Présentation par l’éditeur:

Dans un paysage dominé par une usine chimique abandonnée, au milieu de bois empoisonnés, l’Intraville, aux immeubles hantés de bandes d’enfants sauvages, aux adultes malades ou lâches, est devenue un modèle d’enfer contemporain. Année après année, dans l’indifférence générale, des écoliers disparaissent près de la vieille usine. Ils sont considérés par la police comme des fugueurs.
Leonard et ses amis vivent là dans un état de terreur latente et de fascination pour la violence. Pourtant Leonard déclare que, si on veut rester en vie, ce qui est difficile dans l’Intraville, il faut aimer quelque chose. Il est plein d’espoir et de passion, il aime les livres et les filles.
Il y a dans ce roman tous les ingrédients d’un thriller mais le lecteur est toujours pris à contrepied par la beauté de l’écriture, par les changements de points de vue et leur ambiguïté, par le raffinement de la réflexion sur la façon de raconter les histoires et les abîmes les plus noirs de la psychologie. On a le souffle coupé, mais on ne sait pas si c’est par le respect et l’admiration ou par la peur. On est terrifié mais aussi touché par la grâce d’un texte littéraire rare.

Quelques citations:

– Parfois, Morrison a le sentiment que c’est ça qu’il pleure par-dessus tout: que c’est là la véritable source de son chagrin. Il s’était attendu à un contact, il s’était dit que c’était ce que faisaient les gens mariés: ils se touchaient. Par ce simple moyen, ils se guérissaient mutuellement. 

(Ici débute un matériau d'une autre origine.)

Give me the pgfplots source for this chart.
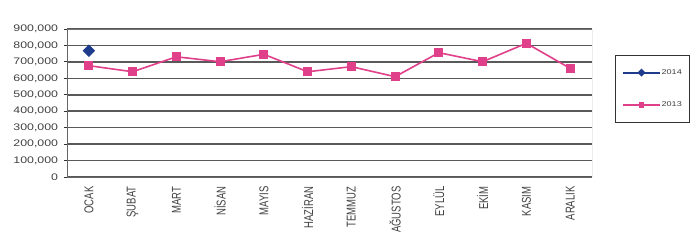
\documentclass[border=0pt]{standalone}
\usepackage{pgfplots}
\pgfplotsset{compat=1.18}
\usepackage{fontspec}
\setmainfont{Liberation Sans}
\definecolor{pinkc}{HTML}{E0408A}
\definecolor{navyc}{HTML}{1F3C8C}
\definecolor{txt}{HTML}{404040}
\begin{document}
\begin{tikzpicture}
\begin{axis}[
  scale only axis, width=525pt, height=148pt,
  at={(0,0)}, anchor=south west,
  xmin=-0.5, xmax=11.5, ymin=0, ymax=900000,
  ytick={0,100000,...,900000},
  scaled y ticks=false,
  /pgf/number format/fixed, /pgf/number format/1000 sep={,}, /pgf/number format/assume math mode=true,
  ticklabel style={font=\fontsize{9.5}{10}\selectfont, text=txt},
  yticklabel style={xscale=1.3, xshift=-1pt},
  ymajorgrids, grid style={draw=black!65, line width=1.5pt},
  xtick={0,...,11},
  xticklabels={OCAK,ŞUBAT,MART,NİSAN,MAYIS,HAZİRAN,TEMMUZ,AĞUSTOS,EYLÜL,EKİM,KASIM,ARALIK},
  xticklabel style={xscale=1.35, rotate=90, anchor=east, xshift=-3pt},
  xtick style={draw=none},
  extra x ticks={-0.5,0.5,1.5,2.5,3.5,4.5,5.5,6.5,7.5,8.5,9.5,10.5,11.5},
  extra x tick labels={},
  extra x tick style={tick style={draw=black!80, line width=0.8pt}, major tick length=4pt, tick align=outside, grid=none},
  ytick style={draw=black!80, line width=0.8pt}, major tick length=3pt, tick align=outside,
  axis line style={draw=black!60, line width=0.8pt},
  axis x line*=bottom, axis y line*=left,
  legend style={at={(rel axis cs:1.0438,0.824)}, anchor=north west, draw=black!80, line width=0.8pt,
    font=\fontsize{7}{8}\selectfont, text=txt, row sep=22pt, inner xsep=7pt, inner ysep=12pt,
    nodes={inner xsep=1pt}},
  legend cell align=left,
  legend image code/.code={\draw[#1, line width=2.2pt] (0pt,0pt) -- (36pt,0pt); \draw[#1, mark size=2pt] plot coordinates {(18pt,0pt)};},
]
\draw[black!55, line width=0.8pt] (rel axis cs:0,1) -- (rel axis cs:1,1) -- (rel axis cs:1,0);
\addplot[navyc, line width=1.6pt, mark=square*, mark size=3.6pt, mark options={fill=navyc, rotate=45}] coordinates {(0,768000)};
\addlegendentry{\scalebox{1.3}[1]{2014}}
\addplot[pinkc, line width=1.6pt, mark=square*, mark size=3.8pt, mark options={fill=pinkc}] coordinates {
(0,677000) (1,640000) (2,731000) (3,701000) (4,746000) (5,640000)
(6,671000) (7,610000) (8,756000) (9,701000) (10,813000) (11,661000)};
\addlegendentry{\scalebox{1.3}[1]{2013}}
\end{axis}
\pgfresetboundingbox
\path[use as bounding box] (-67pt,-63pt) rectangle (631pt,177pt);
\end{tikzpicture}
\end{document}
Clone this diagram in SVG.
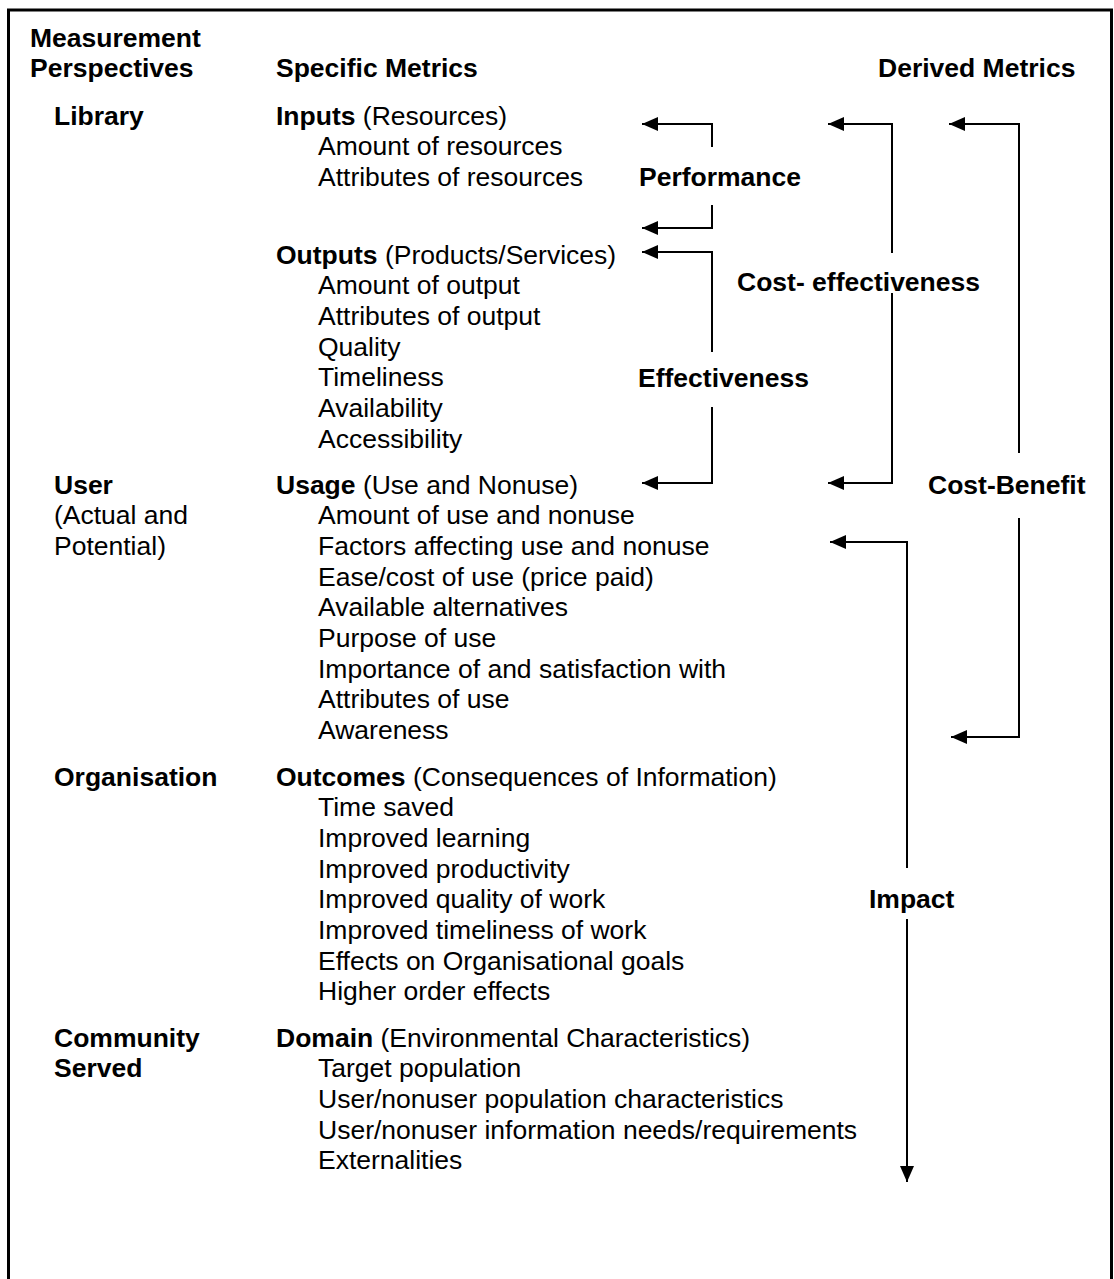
<svg xmlns="http://www.w3.org/2000/svg" width="1114" height="1279" viewBox="0 0 1114 1279">
  <style>
    text { font-family: "Liberation Sans", Arial, sans-serif; font-size: 26.5px; fill: #000; }
    .b { font-weight: bold; }
    .frame { fill: none; stroke: #000; stroke-width: 3; }
    .link { fill: none; stroke: #000; stroke-width: 2; }
  </style>
  <defs>
    <marker id="head" markerUnits="userSpaceOnUse" markerWidth="18" markerHeight="16" viewBox="0 -8 18 16" refX="16" refY="0" orient="auto">
      <path d="M0,-7 L16,0 L0,7 z" fill="#000"/>
    </marker>
  </defs>
  <rect width="1114" height="1279" fill="#fff"/>

  <!-- open frame: left, top and right edges -->
  <path class="frame" d="M8.5,1279 V10 H1111.5 V1279"/>

  <g id="labels" transform="translate(0,1.5)">
    <!-- column headers -->
    <g id="headers">
      <text class="b" x="30" y="45">Measurement</text>
      <text class="b" x="30" y="75">Perspectives</text>
      <text class="b" x="276" y="75">Specific Metrics</text>
      <text class="b" x="878" y="75">Derived Metrics</text>
    </g>

    <!-- measurement perspectives -->
    <g id="perspective-library"><text class="b" x="54" y="123">Library</text></g>
    <g id="perspective-user">
      <text class="b" x="54" y="492">User</text>
      <text x="54" y="522.7">(Actual and</text>
      <text x="54" y="553.4">Potential)</text>
    </g>
    <g id="perspective-organisation"><text class="b" x="54" y="784">Organisation</text></g>
    <g id="perspective-community">
      <text class="b" x="54" y="1045">Community</text>
      <text class="b" x="54" y="1075.7">Served</text>
    </g>

    <!-- specific metrics -->
    <g id="metric-inputs">
      <text x="276" y="123"><tspan class="b">Inputs</tspan> (Resources)</text>
      <text x="318" y="153.7">Amount of resources</text>
      <text x="318" y="184.4">Attributes of resources</text>
    </g>
    <g id="metric-outputs">
      <text x="276" y="262"><tspan class="b">Outputs</tspan> (Products/Services)</text>
      <text x="318" y="292.7">Amount of output</text>
      <text x="318" y="323.4">Attributes of output</text>
      <text x="318" y="354.1">Quality</text>
      <text x="318" y="384.8">Timeliness</text>
      <text x="318" y="415.5">Availability</text>
      <text x="318" y="446.2">Accessibility</text>
    </g>
    <g id="metric-usage">
      <text x="276" y="492"><tspan class="b">Usage</tspan> (Use and Nonuse)</text>
      <text x="318" y="522.7">Amount of use and nonuse</text>
      <text x="318" y="553.4">Factors affecting use and nonuse</text>
      <text x="318" y="584.1">Ease/cost of use (price paid)</text>
      <text x="318" y="614.8">Available alternatives</text>
      <text x="318" y="645.5">Purpose of use</text>
      <text x="318" y="676.2">Importance of and satisfaction with</text>
      <text x="318" y="706.9">Attributes of use</text>
      <text x="318" y="737.6">Awareness</text>
    </g>
    <g id="metric-outcomes">
      <text x="276" y="784"><tspan class="b">Outcomes</tspan> (Consequences of Information)</text>
      <text x="318" y="814.7">Time saved</text>
      <text x="318" y="845.4">Improved learning</text>
      <text x="318" y="876.1">Improved productivity</text>
      <text x="318" y="906.8">Improved quality of work</text>
      <text x="318" y="937.5">Improved timeliness of work</text>
      <text x="318" y="968.2">Effects on Organisational goals</text>
      <text x="318" y="998.9">Higher order effects</text>
    </g>
    <g id="metric-domain">
      <text x="276" y="1045"><tspan class="b">Domain</tspan> (Environmental Characteristics)</text>
      <text x="318" y="1075.7">Target population</text>
      <text x="318" y="1106.4">User/nonuser population characteristics</text>
      <text x="318" y="1137.1">User/nonuser information needs/requirements</text>
      <text x="318" y="1167.8">Externalities</text>
    </g>

    <!-- derived metrics -->
    <g id="derived-performance"><text class="b" x="639" y="184">Performance</text></g>
    <g id="derived-cost-effectiveness"><text class="b" x="737" y="289">Cost- effectiveness</text></g>
    <g id="derived-effectiveness"><text class="b" x="638" y="385">Effectiveness</text></g>
    <g id="derived-cost-benefit"><text class="b" x="928" y="492">Cost-Benefit</text></g>
    <g id="derived-impact"><text class="b" x="869" y="906">Impact</text></g>
  </g>

  <!-- connectors -->
  <g id="connectors">
    <path class="link" marker-end="url(#head)" d="M712,147 V124 H642"/>
    <path class="link" marker-end="url(#head)" d="M712,205 V228 H642"/>
    <path class="link" marker-end="url(#head)" d="M712,352 V252 H642"/>
    <path class="link" marker-end="url(#head)" d="M712,407 V483 H642"/>
    <path class="link" marker-end="url(#head)" d="M892,253 V124 H828"/>
    <path class="link" marker-end="url(#head)" d="M892,293 V483 H828"/>
    <path class="link" marker-end="url(#head)" d="M1019,453 V124 H949"/>
    <path class="link" marker-end="url(#head)" d="M1019,518 V737 H951"/>
    <path class="link" marker-end="url(#head)" d="M907,868 V542 H830"/>
    <path class="link" marker-end="url(#head)" d="M907,919 V1182"/>
  </g>
</svg>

– C’est comme ça que marche le monde. Les méchants gagnent et les autres font semblant de ne pas avoir remarqué ce qui se passe, histoire de sauver la face. C’est dur d’admettre qu’on n’a aucun pouvoir, mais il faut s’habituer à cette idée. Ca sert à ça, l’école, bien sûr. C’est là pour nous former à la discipline vitale de l’impuissance.
Evidemment, le contraire de l’école c’est les livres. Moi, j’adore les livres, mais je n’ai pas les moyens de m’en acheter. […] C’est vraiment typique de la façon dont marche le monde: les gens qui adorent les livres, ou autre, n’ont pas les moyens de s’en acheter, pendant que les gens bourrés de fric font des études commerciales pour pouvoir gagner encore plus d’argent et maintenir les liseurs de livres dans l’impuissance. Tout ce qu’on a, nous les pauvres gens, c’est la bibliothèque municipale. Je continue pourtant de lire dans les journaux que Brian Smith et les autres grosses légumes ont donné des tas de fric – déductibles des impôts – pour ça, alors j’imagine que finalement, elle fonctionne la théorie à la con comme quoi la richesse des uns profite à tous.